When Louisiana-Pacific shut down its Baileyville mill earlier this month, everyone asked the same question: How could a mill in a state thick with harvestable timber claim to be starved for logs?
Even seasoned pros in an industry ruled by vast equations of demand, weather, labor, tariffs, real estate deals and rates of harvest say there is no easy answer.
But a starting point is the explosion of new housing starts this year that whipped up demand and competition for timber among Maine’s surviving mills. When those mills called for more raw material, they found a depleted logging force and hard-pressed contractors unwilling to bulk up for a surge. The end result was simply too few strong backs available to harvest Maine’s trees.
“We’re all competing out there for all the wood,” a wood buyer for one large Maine mill operator said. “And we’ve got 80 percent of the necessary contractors to cut 100 percent of the wood we need, so we’re already at a 20 percent shortfall.”
A labor shortage is hard to grasp in areas so notoriously underemployed. But Labor Department figures show logging industry jobs, including truckers, held steady at around 2,600 from 1993 through 2001. In 2002, the numbers dropped to 2,400.
Those in the industry also say a long-standing reserve of part-time loggers, traditionally willing to shore up supply when markets got tight, were no longer answering the call.
“The guy that is working one man and a skidder, a lot of those have parked the skidder and gone to work in construction and other things,” said Carl Henderson, a land management forester with James W. Sewall Co. “There is enough logging capacity out there to keep the big land owners going at the level that they want to cut, but there is no surge capacity for when these mills need extra wood.”
Mills tend to call on that surge force prior to the fall and spring mud seasons that put much of the logging trade on hold. Those pre-mud season build-ups have become more intense over the past several years as, in many cases, mills have switched to just-in-time inventory management. A supply chain model meant to limit the amount of capital stalled in stored inventories, “just-in-time” became a textbook strategy among high tech and manufacturing management during the 1990s.
But the attempt to drive down costs slipped in Maine this year, when almost three months of logging were curtailed by rain.
“Sometimes the people who actually make these decisions are far away and have no clue when their decision proves to be a poor one,” Henderson said. “They are not the ones who take the heat.”
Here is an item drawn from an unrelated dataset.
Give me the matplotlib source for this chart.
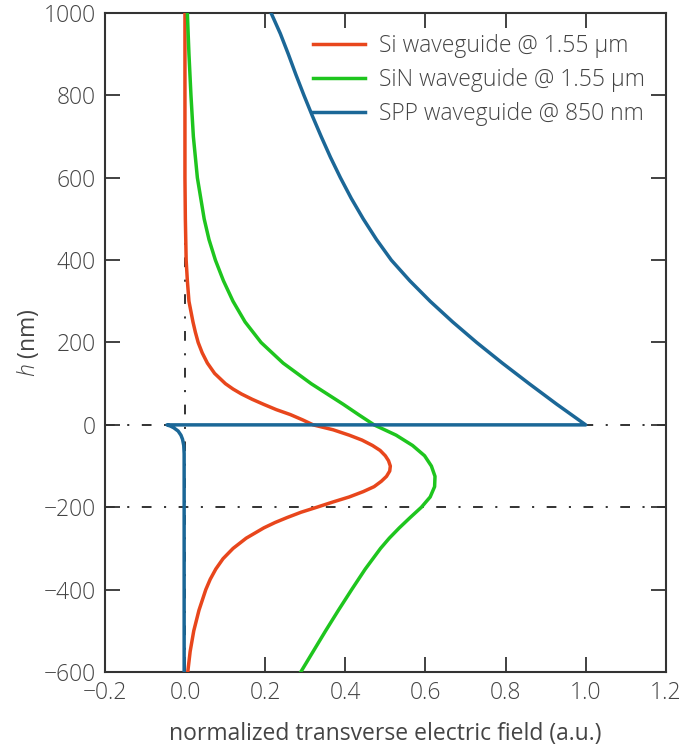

The first ranks of those taking the real heat were the 99 workers sent home in Baileyville. The Louisiana-Pacific mill had restarted in June, after 10 months of downtime and after the wet spring stalled loggers and left mills hungry for pulp and sawlogs.
A thin-spread logging force was already strapped, committed to contracts with other mills, including the 600-plus-employee Fraser Paper mill in Berlin, N.H., that reopened last year. A deficit-weakened dollar helped ship 38 percent of saw logs cut in Maine in 2002 to Canada for processing, compared to 28 percent in 1999.
Louisiana-Pacific is now trying to work its way into the mix, and establish enough relationships to allow it to reopen in April.
Industry officials also said they were working to help interested contractors expand operations. But loggers like Randall Madden, who employs about 20 loggers at Randall Madden Trucking in Milford, said he has little interest in being spread more thin.
“I’m doing the best I can to try to maintain and keep what I have strong,” Madden said. “And I am still using some equity in my equipment.”
The root cause of the lumberjack exodus is an industry pinched between price pressure from global competition, increasing insurance, equipment and fuel costs and the disproportionate expense of competing with companies operating in less regulated countries. The pressure shut down 119 U.S. mills between 1996 and 2002 – 56 in 2001 and 2002 alone.
“It’s just poor returns,” said Daniel Dructor, executive vice president with the Texas-based American Loggers Council. “The average guy has a million and a half dollars invested, and why invest in a logging business that is only going to make you 10 grand when you can invest in a mutual fund, without all the headaches, and make $90,000?”
Wages are an issue, contractors say, in attracting qualified workers. The average logger in Maine earned $27,574 in 2002, versus $24,646 in 1997. Scott Hannington’s Hannington Timber Lands & Lumber employs 50 to 60 loggers out of Wytopitlock. He said the dearth of labor and disputes such as the ongoing struggle between loggers and J.D. Irving Ltd. underscores the deepest weaknesses in Maine’s forest products industry: a once romanticized and profitable profession has become a largely frowned upon job.
“I’m proud of what I do, but I’m getting to the point now where I don’t tell people I’m a logger. I say I’m a businessman in the forest products industry,” he said. “I’m tired of telling everybody I’m a logger and they look at me like I have two heads.”